Delegation of Approval Authority to Local Governments
For foreign investments that fall within the "encouraged" and "permitted" categories of the Foreign Investment Catalogue, the Foreign Capital Utilization Opinions significantly increase the threshold that must be reached to require approval by the central government agency. Previously, investments above US$100 million required approval of the National Development and Reform Commission; now investments below US$300 million require the approval only of local NDRC offices. This change is expected to reduce significantly the amount of red tape involved in foreign investments.
For projects that are within "restricted" industries, however, the threshold for central NDRC approval remains unchanged, at US$50 million.
In addition, the Foreign Capital Utilization Opinions require regulators to further simplify approval procedures, shorten processing times, and increase the transparency of review procedures and approval for foreign investment in China. The opinions also call for the use of online processing of applications and approvals.
Diversification of Foreign Investment Methods
Foreign investors are encouraged to participate in the restructuring of domestic enterprises by means of takeovers, equity participation, or investment in companies listed on the Shanghai or Shenzhen Stock Exchanges.

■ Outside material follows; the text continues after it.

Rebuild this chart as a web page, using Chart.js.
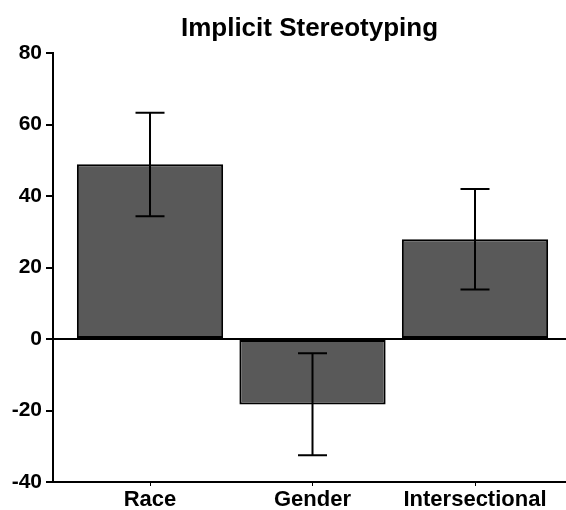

The Foreign Capital Utilization Opinions also encourage the establishment of foreign-invested venture capital investment enterprises and private equity funds, with viable exit mechanisms so that foreign investors can liquidate their stake and realize profits.
Security Review of Foreign Investment
While the Foreign Capital Utilization Opinions generally loosen restrictions on foreign investment—at least within certain industries—the opinions also call for the establishment of a new security review system for takeovers by foreign investors. What that system will involve remains unknown.
The issuance of the Foreign Capital Utilization Opinions reflects the strong intention of China's central government to further absorb and utilize foreign capital, particularly within certain favored industries. Partly because the opinions are not legislation, however, their precise impact cannot be predicted. Toward that end, the National Development and Reform Commission and the Ministry of Commerce will formulate detailed rules for enforcement of the new guidelines in the coming months.
Still, there's little doubt that foreign investors will have more investment opportunities in China, as well as a more favorable investment environment.